Task details:
Everything from the first line down to the line containing "burke_xticks = [0, 20, 40, 60]" is to be retyped exactly, both ends included, with pictures left out.

Available records:
┄┄┄┄┄┄┄┄┄┄

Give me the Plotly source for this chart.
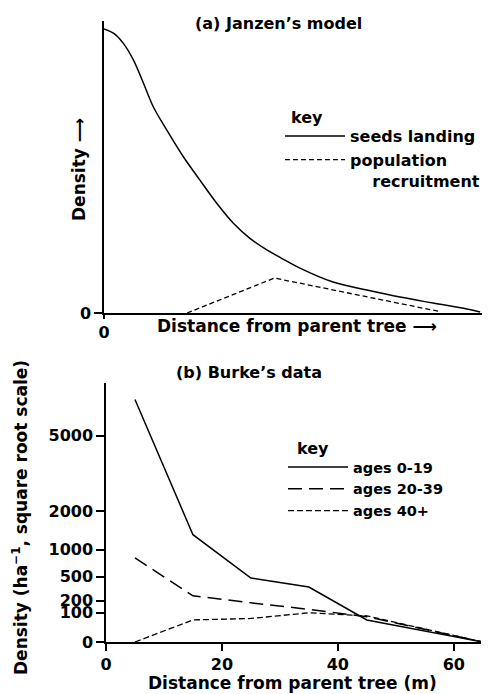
import numpy as np
import plotly.graph_objects as go

W, H = 490, 694

# ---------------- (a) Janzen's model (arbitrary units) ----------------
janzen_dist = [0, 2.5, 5.1, 7.8, 10.5, 13.1, 16.7, 21.1, 25.5, 30.0, 34.4, 38.8,
               43.3, 46.8, 52.1, 60.9, 69.9, 78.7, 87.5, 96.5, 100]
seeds_landing = [100, 98.5, 95.0, 89.1, 80.9, 72.6, 64.4, 55.0, 46.8, 38.6, 31.6,
                 26.3, 22.2, 19.6, 15.8, 10.9, 8.1, 5.6, 3.5, 1.4, 0.35]
recruit_dist = [22.1, 45.3, 89.3]
recruitment = [0, 12.3, 0.5]

# ---------------- (b) Burke's data (density per ha) ----------------
burke_dist = [5, 15, 25, 35, 45, 65]
ages_0_19 = [6900, 1350, 480, 355, 57, 0]
ages_20_39 = [830, 250, 180, 125, 75, 0]
ages_40_plus = [0, 57, 65, 100, 80, 0]
burke_yticks = [0, 100, 200, 500, 1000, 2000, 5000]
burke_xticks = [0, 20, 40, 60]

FONT = "DejaVu Sans"
fnt = dict(family=FONT, size=16, color="black", weight="bold")
fnt_title = dict(family=FONT, size=17, color="black", weight="bold")
fnt_leg2 = dict(family=FONT, size=14.5, color="black", weight="bold")


def px_x(p):
    return p / W


def px_y(p):
    return 1 - p / H


fig = go.Figure()

fig.add_trace(go.Scatter(x=janzen_dist, y=seeds_landing, mode="lines",
                         line=dict(color="black", width=1.5, shape="spline", smoothing=1.0),
                         name="seeds landing", xaxis="x", yaxis="y", legend="legend"))
fig.add_trace(go.Scatter(x=recruit_dist, y=recruitment, mode="lines",
                         line=dict(color="black", width=1.3, dash="5px,3px"),
                         name="population<br>\u00a0\u00a0\u00a0\u00a0recruitment",
                         xaxis="x", yaxis="y", legend="legend"))

sq = np.sqrt
fig.add_trace(go.Scatter(x=burke_dist, y=sq(ages_0_19), mode="lines",
                         line=dict(color="black", width=1.5),
                         name="ages 0-19", xaxis="x2", yaxis="y2", legend="legend2"))
fig.add_trace(go.Scatter(x=burke_dist, y=sq(ages_20_39), mode="lines",
                         line=dict(color="black", width=1.5, dash="14px,7px"),
                         name="ages 20-39", xaxis="x2", yaxis="y2", legend="legend2"))
fig.add_trace(go.Scatter(x=burke_dist, y=sq(ages_40_plus), mode="lines",
                         line=dict(color="black", width=1.3, dash="6px,3px"),
                         name="ages 40+", xaxis="x2", yaxis="y2", legend="legend2"))

axis_common = dict(showline=True, linecolor="black", linewidth=1.5, showgrid=False,
                   zeroline=False, ticks="outside", tickcolor="black", tickwidth=1.5,
                   tickfont=fnt, fixedrange=True, automargin=False)

legend_common = dict(xanchor="left", yanchor="top", bgcolor="rgba(0,0,0,0)",
                     borderwidth=0, itemwidth=60, valign="top", tracegroupgap=0)

fig.update_layout(
    width=W, height=H, autosize=False,
    margin=dict(l=0, r=0, t=0, b=0, pad=0),
    paper_bgcolor="white", plot_bgcolor="white",
    font=fnt,
    xaxis=dict(domain=[px_x(104), px_x(482)], range=[0, 100.5], anchor="y",
               tickvals=[0], ticktext=["0"], ticklen=4, **axis_common),
    yaxis=dict(domain=[px_y(313), px_y(21)], range=[0, 102.8], anchor="x",
               tickvals=[0], ticktext=["0"], ticklen=8, **axis_common),
    xaxis2=dict(domain=[px_x(106), px_x(481)], range=[0, 64.7], anchor="y2",
                tickvals=burke_xticks, ticktext=[str(v) for v in burke_xticks],
                ticklen=7, **axis_common),
    yaxis2=dict(domain=[px_y(642), px_y(383)], range=[0, 88.7], anchor="x2",
                tickvals=list(sq(burke_yticks)), ticktext=[str(v) for v in burke_yticks],
                ticklen=8, **axis_common),
    legend=dict(x=px_x(280), y=px_y(119), font=fnt, **legend_common),
    legend2=dict(x=px_x(283), y=px_y(451), font=fnt_leg2, **legend_common),
    showlegend=True,
)

annots = [
    dict(text="(a) Janzen\u2019s model", x=px_x(278), y=px_y(23), font=fnt),
    dict(text="Distance from parent tree \u27f6", x=px_x(297), y=px_y(326), font=fnt_title),
    dict(text="Density \u27f6", x=px_x(79), y=px_y(170), textangle=-90, font=fnt_title),
    dict(text="(b) Burke\u2019s data", x=px_x(249), y=px_y(372), font=fnt),
    dict(text="Distance from parent tree (m)", x=px_x(292), y=px_y(683), font=fnt_title),
    dict(text="Density (ha<sup>\u22121</sup>, square root scale)", x=px_x(20), y=px_y(518),
         textangle=-90, font=fnt_title),
]
for a in annots:
    fig.add_annotation(xref="paper", yref="paper", showarrow=False,
                       xanchor="center", yanchor="middle", **a)

# legend headings
for txt, x, y in [("key", 289, 118), ("key", 295, 448)]:
    fig.add_annotation(xref="paper", yref="paper", showarrow=False, text=txt,
                       x=px_x(x), y=px_y(y), xanchor="left", yanchor="middle", font=fnt)

fig.write_html("out.html", config={"displayModeBar": False},
               post_script="document.body.style.margin='0px';")
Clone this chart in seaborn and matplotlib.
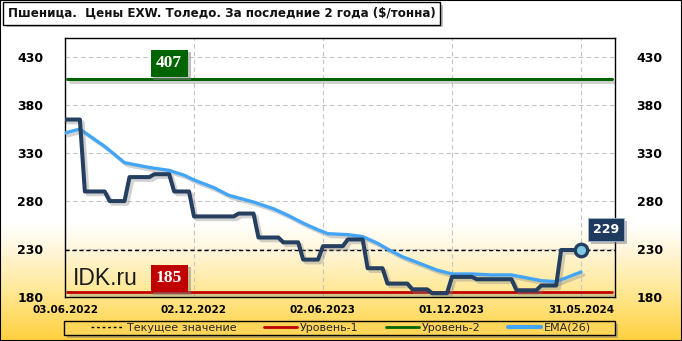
import numpy as np
import pandas as pd
import matplotlib
matplotlib.use("Agg")
import matplotlib.pyplot as plt
import matplotlib.dates as mdates
import matplotlib.patheffects as pe
from matplotlib.lines import Line2D
from matplotlib.patches import Rectangle
import seaborn as sns

# ---------------- data ----------------
title = "Пшеница.  Цены EXW. Толедо. За последние 2 года ($/тонна)"
start_date = "2022-06-03"
price = [365, 365, 365, 365,
         290, 290, 290, 290, 290,
         280, 280, 280, 280,
         305, 305, 305, 305, 305,
         308, 308, 308, 308,
         290, 290, 290, 290,
         264, 264, 264, 264, 264, 264, 264, 264, 264,
         267, 267, 267, 267,
         242, 242, 242, 242, 242,
         237, 237, 237, 237,
         219, 219, 219, 219,
         233, 233, 233, 233, 233,
         240, 240, 240, 240,
         210, 210, 210, 210,
         194, 194, 194, 194, 194,
         188, 188, 188, 188,
         184, 184, 184, 184,
         201, 201, 201, 201, 201,
         198.5, 198.5, 198.5, 198.5, 198.5, 198.5, 198.5, 198.5,
         187, 187, 187, 187, 187,
         192, 192, 192, 192,
         229, 229, 229, 229, 229]
ema_weeks = [0, 3, 8, 12, 17, 21, 24, 26, 30, 33, 38, 42, 45, 48, 51, 53, 57, 60,
             63, 65, 68, 72, 75, 78, 82, 86, 90, 93, 96, 99, 100, 102, 104]
ema_values = [351, 355, 337, 320, 315, 312, 307, 302, 294, 286, 279, 272, 265, 257,
              250, 246, 245, 243, 236, 230, 222, 214, 208, 204, 204, 203, 203, 200,
              197, 196, 198, 202, 206]
level1 = 185
level2 = 407
current = 229
y_ticks = [180, 230, 280, 330, 380, 430]
x_tick_labels = ["03.06.2022", "02.12.2022", "02.06.2023", "01.12.2023", "31.05.2024"]
legend_labels = ["Текущее значение", "Уровень-1", "Уровень-2", "EMA(26)"]

# ---------------- styling ----------------
NAVY = "#243F60"
EMA_C = "#42A5F5"
RED = "#C00000"
GREEN = "#006400"

sns.set_style("white")
plt.rcParams["font.family"] = ["DejaVu Sans"]

W, H = 682, 341
fig = plt.figure(figsize=(W / 100, H / 100), dpi=100)

def fx(x):
    return x / W

def fy(y):
    return 1 - y / H

# background gradient
bg = fig.add_axes([0, 0, 1, 1], zorder=-1)
rows = np.arange(H)
stops_y = [0, 222, 250, 290, 341]
r = np.interp(rows, stops_y, [255, 255, 255, 255, 255])
g = np.interp(rows, stops_y, [255, 255, 246, 232, 208])
b = np.interp(rows, stops_y, [255, 255, 218, 150, 60])
grad = np.stack([r, g, b], axis=1)[:, None, :] / 255.0
grad = np.repeat(grad, 2, axis=1)
bg.imshow(grad, aspect="auto", extent=[0, 1, 0, 1], origin="upper")
bg.set_axis_off()

ax = fig.add_axes([fx(65), fy(297), 550 / W, 259 / H], zorder=1)
ax.set_facecolor("none")

dates = pd.date_range(start_date, periods=len(price), freq="7D")
df = pd.DataFrame({"date": dates, "price": price})
ema_df = pd.DataFrame({"date": [dates[i] for i in ema_weeks], "ema": ema_values})

shadow = [pe.SimpleLineShadow(offset=(2, -2), shadow_color="gray", alpha=0.35), pe.Normal()]

# level lines
ax.axhline(level2, xmin=0.004, xmax=0.995, color=GREEN, lw=2.2, path_effects=shadow, zorder=3)
ax.axhline(level1, xmin=0.004, xmax=0.995, color=RED, lw=2.0, path_effects=shadow, zorder=3)
ax.axhline(current, color="black", lw=1.0, linestyle=(0, (3, 2)), zorder=3)

sns.lineplot(data=ema_df, x="date", y="ema", color=EMA_C, lw=2.4, ax=ax,
             path_effects=shadow, zorder=4)
sns.lineplot(data=df, x="date", y="price", color=NAVY, lw=2.9, ax=ax,
             path_effects=shadow, zorder=5, solid_joinstyle="round", solid_capstyle="round")
sns.scatterplot(x=[dates[-1]], y=[price[-1]], s=80, color="#7EC8E3", edgecolor=NAVY,
                linewidth=2.4, ax=ax, zorder=6)

ax.set_ylim(180, 450)
ax.set_xlim(dates[0], dates[0] + pd.Timedelta(days=776))
ax.set_yticks(y_ticks)
tick_dates = [dates[0], dates[26], dates[52], dates[78], dates[104]]
ax.set_xticks(tick_dates)
ax.set_xticklabels(x_tick_labels)
ax.set_xlabel("")
ax.set_ylabel("")
ax.grid(True, color="#C4C4C4", linestyle=(0, (4, 3)), lw=0.8)
ax.set_axisbelow(True)
for s in ax.spines.values():
    s.set_visible(True)
    s.set_color("black")
    s.set_linewidth(1.0)
ax.tick_params(axis="y", left=False, right=False, labelleft=True, labelright=True,
               pad=12, labelsize=9, colors="black")
ax.tick_params(axis="x", bottom=False, length=0, pad=6, labelsize=7.5, colors="black")
for t in ax.yaxis.get_major_ticks():
    t.label1.set_fontweight("bold")
    t.label2.set_fontweight("bold")
for t in ax.get_xticklabels():
    t.set_fontweight("bold")

box_shadow = [pe.SimplePatchShadow(offset=(2, -2), shadow_rgbFace="gray", alpha=0.5), pe.Normal()]

a1 = ax.annotate(str(level2), xy=(dates[21], level2), xytext=(0, 16), textcoords="offset pixels",
                 ha="center", va="center", color="white", fontsize=12.5, fontweight="bold",
                 family="Liberation Serif",
                 bbox=dict(boxstyle="square,pad=0.32", fc=GREEN, ec="none"), zorder=7)
a1.get_bbox_patch().set_path_effects(box_shadow)
a2 = ax.annotate(str(level1), xy=(dates[21], level1), xytext=(0, 14), textcoords="offset pixels",
                 ha="center", va="center", color="white", fontsize=12.5, fontweight="bold",
                 family="Liberation Serif",
                 bbox=dict(boxstyle="square,pad=0.32", fc=RED, ec="none"), zorder=7)
a2.get_bbox_patch().set_path_effects(box_shadow)
ax.annotate("IDK.ru", xy=(dates[0], level1), xytext=(8, 14), textcoords="offset pixels",
            ha="left", va="center", color="#1A1A1A", fontsize=16.5, family="Liberation Sans",
            zorder=7)
a3 = ax.annotate(str(current), xy=(dates[-1], price[-1]), xytext=(25, 20), textcoords="offset pixels",
                 ha="center", va="center", color="white", fontsize=9, fontweight="bold",
                 bbox=dict(boxstyle="square,pad=0.4", fc="#1F3A5F", ec="#9FB4CC", lw=0.6),
                 zorder=8, annotation_clip=False)
a3.get_bbox_patch().set_path_effects(box_shadow)

# title
tt = fig.text(fx(8), fy(13.5), title, ha="left", va="center", fontsize=8.6, fontweight="bold",
              color="#111111",
              bbox=dict(boxstyle="square,pad=0.38", fc="white", ec="black", lw=1))
tt.get_bbox_patch().set_path_effects(box_shadow)

# legend
frame = Rectangle((fx(64), fy(335)), 551 / W, 14 / H, transform=fig.transFigure,
                  fc="#FFD65A", ec="black", lw=1, zorder=2)
frame.set_path_effects(box_shadow)
fig.add_artist(frame)
handles = [Line2D([], [], color="black", lw=1, linestyle=(0, (2, 2))),
           Line2D([], [], color=RED, lw=2),
           Line2D([], [], color=GREEN, lw=2),
           Line2D([], [], color=EMA_C, lw=3)]
leg = fig.legend(handles, legend_labels, loc="center", bbox_to_anchor=(fx(341), fy(328)),
                 ncol=4, frameon=False, fontsize=8, handlelength=3, handletextpad=0.3,
                 columnspacing=2.4, borderpad=0.1)
leg.set_zorder(3)

# outer border
fig.add_artist(Rectangle((0, 0), 1, 1, transform=fig.transFigure, fc="none", ec="black",
                         lw=1.5, zorder=10))

fig.savefig("out.png", dpi=100)
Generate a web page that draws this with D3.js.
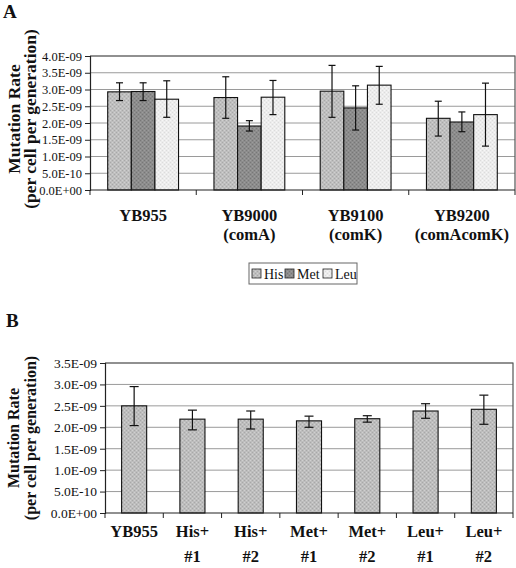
<!DOCTYPE html>
<html>
<head>
<meta charset="utf-8">
<script src="https://cdn.jsdelivr.net/npm/d3@7"></script>
<style>
  html, body { margin: 0; padding: 0; background: #fff; }
  svg { display: block; }
  svg text { font-family: "Liberation Serif", "DejaVu Serif", serif !important; fill: #111; }
</style>
</head>
<body>
<script>
// ---------- Data ----------
const strainsA = ["YB955", "YB9000|(comA)", "YB9100|(comK)", "YB9200|(comAcomK)"];
const seriesA = ["His", "Met", "Leu"];
const hisA = [2.93e-9, 2.76e-9, 2.95e-9, 2.14e-9];
const metA = [2.94e-9, 1.91e-9, 2.45e-9, 2.03e-9];
const leuA = [2.71e-9, 2.77e-9, 3.13e-9, 2.25e-9];
const hisErrLoA = [2.67e-9, 2.14e-9, 2.17e-9, 1.61e-9];
const hisErrHiA = [3.20e-9, 3.38e-9, 3.72e-9, 2.65e-9];
const metErrLoA = [2.67e-9, 1.76e-9, 1.79e-9, 1.74e-9];
const metErrHiA = [3.20e-9, 2.07e-9, 3.11e-9, 2.33e-9];
const leuErrLoA = [2.17e-9, 2.25e-9, 2.56e-9, 1.31e-9];
const leuErrHiA = [3.26e-9, 3.27e-9, 3.69e-9, 3.19e-9];
const ticksA = [0, 5e-10, 1e-9, 1.5e-9, 2e-9, 2.5e-9, 3e-9, 3.5e-9, 4e-9];

const strainsB = ["YB955", "His+|#1", "His+|#2", "Met+|#1", "Met+|#2", "Leu+|#1", "Leu+|#2"];
const valuesB = [2.50e-9, 2.19e-9, 2.19e-9, 2.15e-9, 2.20e-9, 2.38e-9, 2.42e-9];
const errLoB  = [2.04e-9, 1.94e-9, 1.96e-9, 2.00e-9, 2.12e-9, 2.21e-9, 2.07e-9];
const errHiB  = [2.95e-9, 2.40e-9, 2.38e-9, 2.26e-9, 2.27e-9, 2.55e-9, 2.75e-9];
const ticksB = [0, 5e-10, 1e-9, 1.5e-9, 2e-9, 2.5e-9, 3e-9, 3.5e-9];

// ---------- Helpers ----------
const FONT = '"Liberation Serif", "DejaVu Serif", serif';
function sci(d) {
  if (d === 0) return "0.0E+00";
  const s = d3.format(".1e")(d);
  const [m, e] = s.split("e");
  const sign = e[0] === "-" ? "-" : "+";
  const digits = e.replace(/^[-+]/, "").padStart(2, "0");
  return m + "E" + sign + digits;
}

const W = 516, H = 568;
const svg = d3.select("body").append("svg").attr("width", W).attr("height", H)
  .attr("font-family", FONT);
const defs = svg.append("defs");

function stipple(id, base, dot, dot2) {
  const p = defs.append("pattern").attr("id", id).attr("patternUnits", "userSpaceOnUse")
    .attr("width", 4).attr("height", 4);
  p.append("rect").attr("width", 4).attr("height", 4).attr("fill", base);
  p.append("rect").attr("x", 0).attr("y", 0).attr("width", 1).attr("height", 1).attr("fill", dot);
  p.append("rect").attr("x", 2).attr("y", 2).attr("width", 1).attr("height", 1).attr("fill", dot);
  p.append("rect").attr("x", 2).attr("y", 0).attr("width", 1).attr("height", 1).attr("fill", dot2);
  p.append("rect").attr("x", 0).attr("y", 2).attr("width", 1).attr("height", 1).attr("fill", dot2);
  return `url(#${id})`;
}
const fillHis = stipple("pHis", "#bebebe", "#a8a8a8", "#d0d0d0");
const fillMet = stipple("pMet", "#8c8c8c", "#777", "#9c9c9c");
const fillLeu = stipple("pLeu", "#ececec", "#dcdcdc", "#f7f7f7");
const fillB   = stipple("pB", "#bdbdbd", "#a8a8a8", "#d0d0d0");

function drawFrame(g, x0, x1, y, ticks, tickFont) {
  g.append("g").selectAll("line").data(ticks.filter(t => t > 0)).join("line")
    .attr("x1", x0).attr("x2", x1)
    .attr("y1", d => y(d)).attr("y2", d => y(d))
    .attr("stroke", "#9a9a9a").attr("stroke-width", 1);
  const top = y(ticks[ticks.length - 1]);
  g.append("path").attr("d", `M${x0},${top}H${x1}V${y(0)}`)
    .attr("fill", "none").attr("stroke", "#555").attr("stroke-width", 1.2);
  const ya = g.append("g").attr("transform", `translate(${x0},0)`)
    .call(d3.axisLeft(y).tickValues(ticks).tickFormat(sci).tickSize(5).tickPadding(3));
  ya.attr("font-family", FONT);
  ya.select(".domain").attr("stroke", "#222").attr("stroke-width", 1.2);
  ya.selectAll(".tick line").attr("stroke", "#222");
  ya.selectAll("text").attr("font-family", FONT)
    .attr("font-size", tickFont).attr("fill", "#222");
}

function bottomAxis(g, xBand, y0, cats, labelFont, labelY, lineGap) {
  const [r0, r1] = xBand.range();
  g.append("line").attr("x1", r0).attr("x2", r1).attr("y1", y0).attr("y2", y0)
    .attr("stroke", "#222").attr("stroke-width", 1.2);
  const step = xBand.step();
  const bounds = d3.range(cats.length + 1).map(i => r0 + i * step);
  g.append("g").selectAll("line").data(bounds).join("line")
    .attr("x1", d => d).attr("x2", d => d).attr("y1", y0).attr("y2", y0 + 5)
    .attr("stroke", "#222");
  const lab = g.append("g").selectAll("text").data(cats).join("text")
    .attr("text-anchor", "middle").attr("font-family", FONT)
    .attr("font-weight", "bold").attr("font-size", labelFont)
    .attr("x", d => xBand(d) + xBand.bandwidth() / 2)
    .attr("y", labelY);
  lab.each(function(d) {
    const parts = d.split("|");
    const t = d3.select(this);
    parts.forEach((p, i) => {
      t.append("tspan").attr("x", t.attr("x")).attr("dy", i === 0 ? 0 : lineGap).text(p);
    });
  });
}

function errorBars(g, xs, lo, hi, y, cap) {
  const eg = g.append("g").attr("stroke", "#111").attr("stroke-width", 1.2);
  xs.forEach((x, i) => {
    eg.append("line").attr("x1", x).attr("x2", x).attr("y1", y(lo[i])).attr("y2", y(hi[i]));
    eg.append("line").attr("x1", x - cap).attr("x2", x + cap).attr("y1", y(lo[i])).attr("y2", y(lo[i]));
    eg.append("line").attr("x1", x - cap).attr("x2", x + cap).attr("y1", y(hi[i])).attr("y2", y(hi[i]));
  });
}

function yTitle(g, cx, cy, size, gap) {
  const t = g.append("text").attr("transform", `translate(${cx},${cy}) rotate(-90)`)
    .attr("text-anchor", "middle").attr("font-weight", "bold").attr("font-size", size)
    .attr("font-family", FONT);
  t.append("tspan").attr("x", 0).attr("y", 0).text("Mutation Rate");
  t.append("tspan").attr("x", 0).attr("y", gap).text("(per cell per generation)");
}

// ---------- Panel A ----------
{
  const g = svg.append("g");
  const x0 = 90, x1 = 515, yTop = 56, yBot = 190;
  const y = d3.scaleLinear().domain([0, 4e-9]).range([yBot, yTop]);
  const xBand = d3.scaleBand().domain(strainsA).range([x0, x1]).padding(0);
  const bw = xBand.bandwidth();
  const inner = d3.scaleBand().domain(seriesA).range([bw * 0.75 / 4.5, bw - bw * 0.75 / 4.5]).padding(0);

  drawFrame(g, x0, x1, y, ticksA, 12.5);

  const seriesVals = { His: hisA, Met: metA, Leu: leuA };
  const seriesLo = { His: hisErrLoA, Met: metErrLoA, Leu: leuErrLoA };
  const seriesHi = { His: hisErrHiA, Met: metErrHiA, Leu: leuErrHiA };
  const fills = { His: fillHis, Met: fillMet, Leu: fillLeu };

  seriesA.forEach(s => {
    g.append("g").selectAll("rect").data(strainsA).join("rect")
      .attr("x", d => xBand(d) + inner(s))
      .attr("width", inner.bandwidth())
      .attr("y", (d, i) => y(seriesVals[s][i]))
      .attr("height", (d, i) => y(0) - y(seriesVals[s][i]))
      .attr("fill", fills[s]).attr("stroke", "#111").attr("stroke-width", 1.1);
  });
  seriesA.forEach(s => {
    const xs = strainsA.map(d => xBand(d) + inner(s) + inner.bandwidth() / 2);
    errorBars(g, xs, seriesLo[s], seriesHi[s], y, 3.5);
  });

  bottomAxis(g, xBand, yBot, strainsA, 16.5, 221, 19);

  const lg = g.append("g").attr("transform", "translate(249,263)");
  lg.append("rect").attr("width", 108).attr("height", 21).attr("fill", "#fff")
    .attr("stroke", "#666").attr("stroke-width", 1);
  const legX = [3, 36, 74];
  seriesA.forEach((s, i) => {
    lg.append("rect").attr("x", legX[i]).attr("y", 6).attr("width", 9).attr("height", 9)
      .attr("fill", fills[s]).attr("stroke", "#222").attr("stroke-width", 0.8);
    lg.append("text").attr("x", legX[i] + 12).attr("y", 15.5).attr("font-size", 14)
      .attr("font-family", FONT).text(s);
  });

  yTitle(g, 20, 119, 17.5, 16);
  g.append("text").attr("x", 3).attr("y", 18).attr("font-size", 19).attr("font-weight", "bold")
    .attr("font-family", FONT).text("A");
}

// ---------- Panel B ----------
{
  const g = svg.append("g");
  const x0 = 105, x1 = 513, yTop = 363, yBot = 513;
  const y = d3.scaleLinear().domain([0, 3.5e-9]).range([yBot, yTop]);
  const xBand = d3.scaleBand().domain(strainsB).range([x0, x1]).paddingInner(0.57).paddingOuter(0.285);

  drawFrame(g, x0, x1, y, ticksB, 13.5);

  g.append("g").selectAll("rect").data(strainsB).join("rect")
    .attr("x", d => xBand(d)).attr("width", xBand.bandwidth())
    .attr("y", (d, i) => y(valuesB[i]))
    .attr("height", (d, i) => y(0) - y(valuesB[i]))
    .attr("fill", fillB).attr("stroke", "#111").attr("stroke-width", 1.1);

  const xs = strainsB.map(d => xBand(d) + xBand.bandwidth() / 2);
  errorBars(g, xs, errLoB, errHiB, y, 4.5);

  const xFull = d3.scaleBand().domain(strainsB).range([x0, x1]).padding(0);
  bottomAxis(g, xFull, yBot, strainsB, 16.5, 537, 25);

  yTitle(g, 19, 438, 16, 17);
  g.append("text").attr("x", 6).attr("y", 327).attr("font-size", 19).attr("font-weight", "bold")
    .attr("font-family", FONT).text("B");
}
</script>
</body>
</html>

┄┄┄┄┄┄┄┄┄┄

Output for this exercise:
Give me the Plotly source for this chart.
import numpy as np
import plotly.graph_objects as go

W, H = 490, 694

# ---------------- (a) Janzen's model (arbitrary units) ----------------
janzen_dist = [0, 2.5, 5.1, 7.8, 10.5, 13.1, 16.7, 21.1, 25.5, 30.0, 34.4, 38.8,
               43.3, 46.8, 52.1, 60.9, 69.9, 78.7, 87.5, 96.5, 100]
seeds_landing = [100, 98.5, 95.0, 89.1, 80.9, 72.6, 64.4, 55.0, 46.8, 38.6, 31.6,
                 26.3, 22.2, 19.6, 15.8, 10.9, 8.1, 5.6, 3.5, 1.4, 0.35]
recruit_dist = [22.1, 45.3, 89.3]
recruitment = [0, 12.3, 0.5]

# ---------------- (b) Burke's data (density per ha) ----------------
burke_dist = [5, 15, 25, 35, 45, 65]
ages_0_19 = [6900, 1350, 480, 355, 57, 0]
ages_20_39 = [830, 250, 180, 125, 75, 0]
ages_40_plus = [0, 57, 65, 100, 80, 0]
burke_yticks = [0, 100, 200, 500, 1000, 2000, 5000]
burke_xticks = [0, 20, 40, 60]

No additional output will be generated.